“Als je serieus werk wil maken van kernenergie dan, moet je ook serieus met radioactief afval aan de slag,” aldus staatssecretaris Jansen. “Het betekent dat je besluiten over hoe je omgaat met de eindberging van dat afval niet pas over 75 jaar neemt, maar er nu al over na gaat denken.” Jansen vindt het des te belangrijker dat we daar nu mee starten, omdat er nog veel moet gebeuren voordat een eindberging voor radioactief afval is gerealiseerd en het een project is dat meerdere generaties zal beslaan.
Eefje Cuppen, directeur van het Rathenau Instituut vulde aan dat door de besluitvorming op te delen in stappen, het proces sneller kan starten en daardoor wendbaarder is.

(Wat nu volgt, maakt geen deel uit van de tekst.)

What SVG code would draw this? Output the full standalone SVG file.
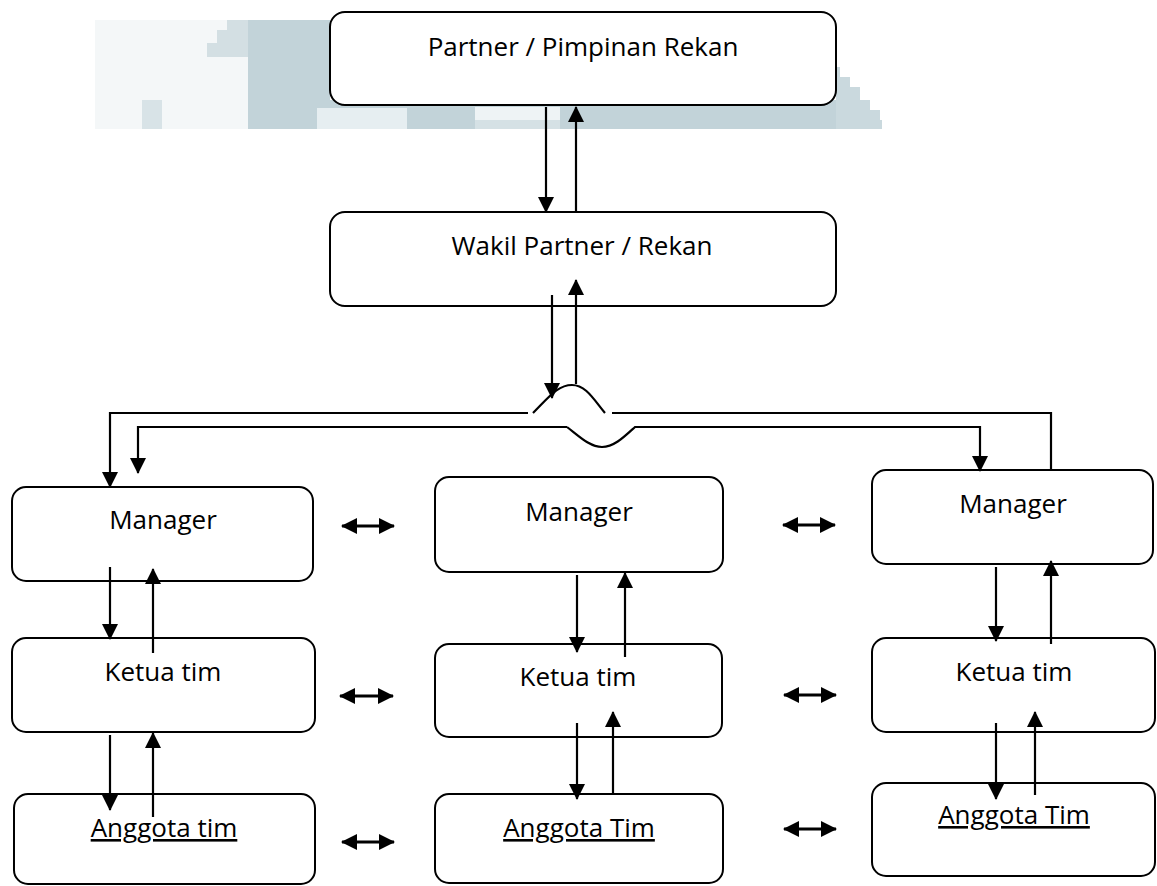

Het Rathenau Instituut deed het onderzoek op verzoek van het ministerie van Infrastructuur en Waterstaat. De afgelopen jaren zette het Rathenau Instituut in verschillende rapporten op een rij hoe Nederland de vorige decennia omging met zijn radioactief afval, hoe andere landen hierover beslissen, welke regels op dit terrein gelden, welke kennis er is en hoe deskundigen en betrokkenen tegen de besluitvorming aankijken. Het nu gepubliceerde advies is het sluitstuk. Het advies is bedoeld als input voor de herziening van het nationale programma voor het beheer van radioactief afval dat de overheid voor 2026 moet publiceren.